Shortly after the sloppy nipple tweak, however, this first hypothesis was scraped. The score — God and tubby masseuse: 1. Science and white chicks: 0.

And our second hypothesis was born: Perhaps the chubby scuttle-turned-mating ritual shows what happens when the Eastern egg meets the Western sperm. You go in not knowing a lick of Turkish, not understanding a morsel of their everyday life and you think you’ll be fine. And then your boobs are turned into soup and an extra 50 lira flies down the midget drain.

We still can’t figure it out, to be honest. But really, how could we have known? My parents always skipped the hammams on our road trips through the awe-inspiring Buckeye countryside. “The Turkish bathhouses can wait, Melanie — my God, are you saying you don’t want to stop at every single Waffle House between here and Akron?”

Actually Mom, that’s exactly what I’m saying. But, sometimes all the protesting in the world doesn’t get you out of smothered hash browns and the subsequent diarrhea. Or, the least seductive water-boarding in all of human history.

But somewhere between 45 hours worth of bus rides, misplaced blonde-haired fame — “Lady Gaga!” — sleeping in tree houses and caves, deciphering directions in a language that quite honestly looks like the alphabet regurgitated — between all the hustle and bustle, eureka! We had it! We had nothing!
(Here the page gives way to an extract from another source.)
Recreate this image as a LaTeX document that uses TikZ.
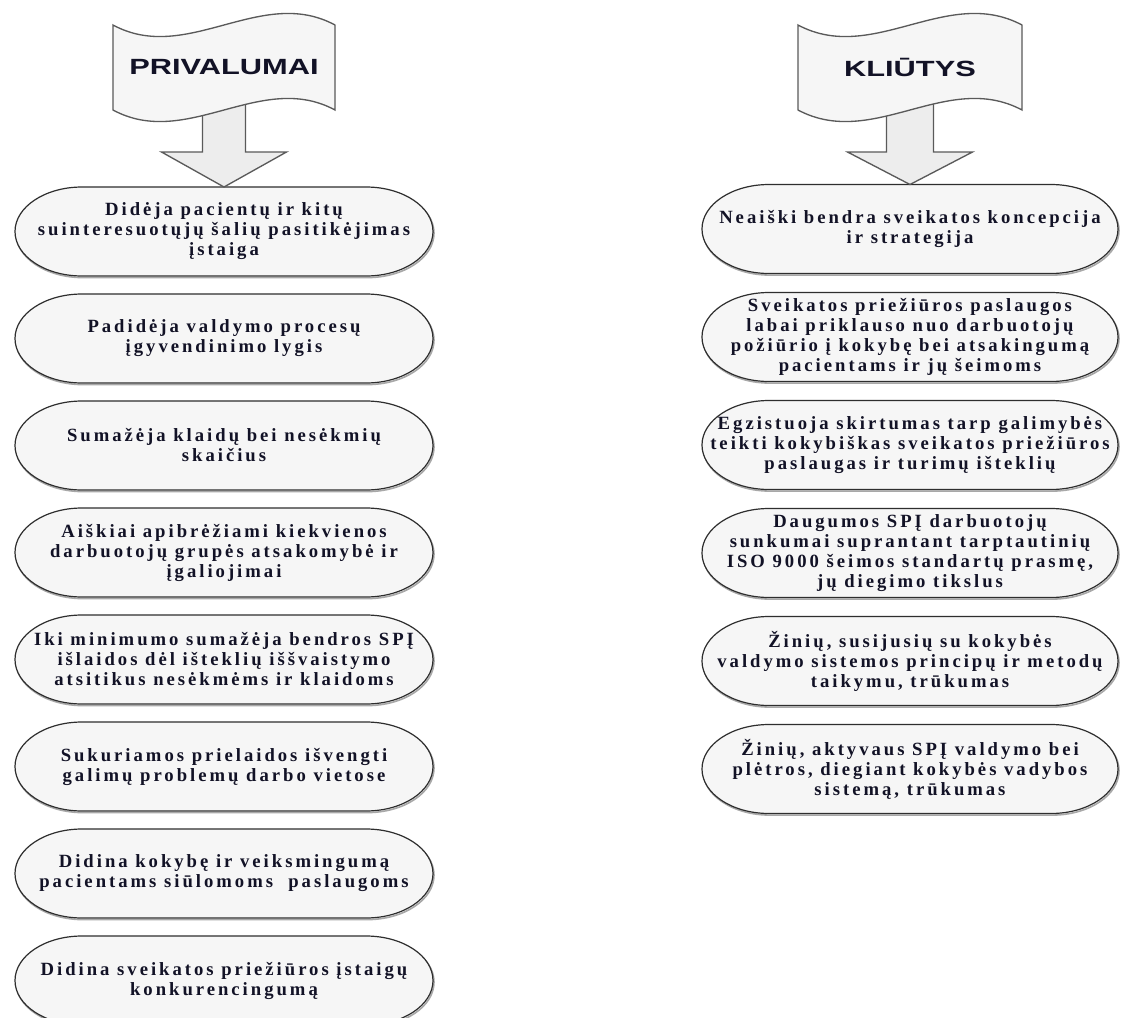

After two weeks of meeting, seeing, loving, hating and smelling oh, so terrible, we arrived back in Spain with nothing but dusty bags and existential woes. “How was your spring break?” “IDK, I’m waiting for my analyst to decide.”

But you know, maybe that’s all right. Or, at least, so goes hypothesis three, the laziest one yet — shut up about the human condition already. It’s spring break, you lummox, and for once just enjoy it for what it is. ‘Cause if you spend all your time looking for meaning, you might just miss the view from the bus window. And hey, that was a really neat-looking gas station back there, wasn’t it?